# Math Help - rationalize a function

1. ## rationalize a function

Show how the expression (-2i+1) is equivalent to (3-i)/(1+i)

= (3-i)x(1-i) / (1+i)x(1-i)
= (3i-3-i^2+1) / (i^2-1)

What is next

2. We have

$1-2i=\underbrace{1-2i\cdot \frac{1+i}{3-i}}_{1}\cdot \frac{3-i}{1+i},$

now $1-2i\cdot \frac{1+i}{3-i}=\frac{1-i+2}{3-i}=1,$ and we're done.

3. ## ???

Well specifically the question asks "Which of the following expressions is equivalent to (3-i)/(1+i)" and then it gives you a choice of 4 expression (one being 1-2i .
Do I have to solve each one or is there a quicker way???

4. ## ???

Also my friend said that you can plug (-1) into i^2 in my solution but I am not sure why

5. $\frac{3-i}{1+i}$ $=\frac{(3-i)(1-i)}{(1+i)(1-i)}$ $=\frac{3-4i+i^2}{1-i^2}$ $=\frac{2-4i}{2}$ $=1-2i$

6. Originally Posted by 05holtel
Also my friend said that you can plug (-1) into i^2 in my solution but I am not sure why
Because i2= -1, of course.
Sorry. "sup" is "HTML" for "superscript". It should be $i^2= -1$.
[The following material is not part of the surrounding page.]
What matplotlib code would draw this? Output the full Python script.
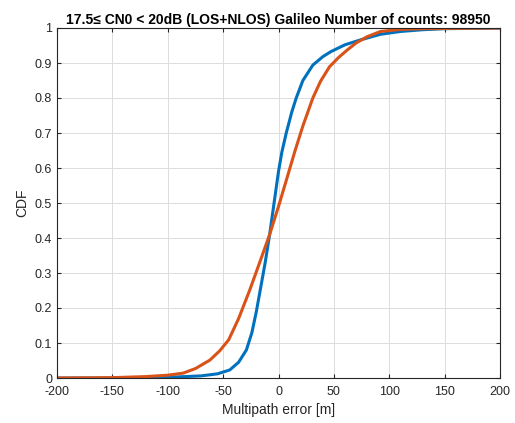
import matplotlib
matplotlib.use("Agg")
import matplotlib.pyplot as plt

plt.rcParams['font.family'] = ['Liberation Sans', 'DejaVu Sans']
plt.rcParams['axes.unicode_minus'] = False

# Blue series (CDF)
blue_x = [-200, -150, -100, -70, -55, -44, -36, -29, -24, -20, -16, -12, -8, -4, 0, 3, 7, 12, 16, 22, 31, 40, 47, 60, 74, 92, 110, 130, 150, 200]
blue_y = [0.0, 0.0, 0.002, 0.006, 0.012, 0.023, 0.045, 0.08, 0.13, 0.19, 0.26, 0.33, 0.41, 0.50, 0.59, 0.645, 0.70, 0.76, 0.80, 0.85, 0.894, 0.918, 0.932, 0.952, 0.966, 0.982, 0.99, 0.995, 0.998, 1.0]

# Orange series (CDF)
orange_x = [-200, -150, -120, -100, -86, -75, -62, -53, -45, -36, -26, -17, -8, 0, 8, 15, 22, 31, 38, 46, 54, 62, 70, 80, 92, 110, 130, 160, 200]
orange_y = [0.0, 0.001, 0.004, 0.008, 0.014, 0.027, 0.051, 0.078, 0.109, 0.17, 0.251, 0.33, 0.41, 0.49, 0.575, 0.65, 0.72, 0.80, 0.848, 0.889, 0.915, 0.937, 0.957, 0.975, 0.99, 0.996, 0.998, 0.999, 1.0]

title = "17.5\u2264 CN0 < 20dB (LOS+NLOS) Galileo Number of counts: 98950"
xticks = [-200, -150, -100, -50, 0, 50, 100, 150, 200]
yticks = [0, 0.1, 0.2, 0.3, 0.4, 0.5, 0.6, 0.7, 0.8, 0.9, 1]
ytick_labels = ["0", "0.1", "0.2", "0.3", "0.4", "0.5", "0.6", "0.7", "0.8", "0.9", "1"]

fig = plt.figure(figsize=(5.15, 4.23), dpi=100)
ax = fig.add_axes([57/515, 45/423, 443/515, 350/423])

ax.plot(blue_x, blue_y, color='#0072BD', lw=2.2)
ax.plot(orange_x, orange_y, color='#D95319', lw=2.2)

ax.set_xlim(-200, 200)
ax.set_ylim(0, 1)
ax.set_xticks(xticks)
ax.set_yticks(yticks)
ax.set_yticklabels(ytick_labels)
ax.grid(True, color='#dcdcdc', lw=0.7)
ax.set_axisbelow(True)
ax.tick_params(direction='in', top=True, right=True, labelsize=9, colors='#262626', length=3)
ax.tick_params(axis='x', pad=6)
for s in ax.spines.values():
    s.set_color('#262626')
    s.set_linewidth(0.8)
ax.set_xlabel("Multipath error [m]", fontsize=10, color='#262626', labelpad=3)
ax.set_ylabel("CDF", fontsize=10, color='#262626')
ax.set_title(title, fontsize=10, fontweight='bold', pad=3)

fig.savefig("out.png", dpi=100)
7. I dont understand what i2= -1 means,
Sorry

8. HallsofIvy meant that $i^2 = -1$.

01

9. Remember that $i=\sqrt{-1}$ so $i^2=(\sqrt{-1})^2=-1$

10. Is "i" always equal to the square root of -1
Your patience is greatly appreciated [IMG]file:///C:/DOCUME%7E1/Elyse/LOCALS%7E1/Temp/moz-screenshot.jpg[/IMG]

11. Originally Posted by Stroodle
Remember that $i=\sqrt{-1}$ so $i^2=(\sqrt{-1})^2=-1$
I wince when I see that. -1, like any complex number except 0, has two square roots. Unlike real numbers, since the complex numbers do not form and ordered field, we cannot just say "the positive number such that". I prefer just to assert that $i^2= -1$ and leave it at that. There are ways to define the complex numbers that avoid that problem.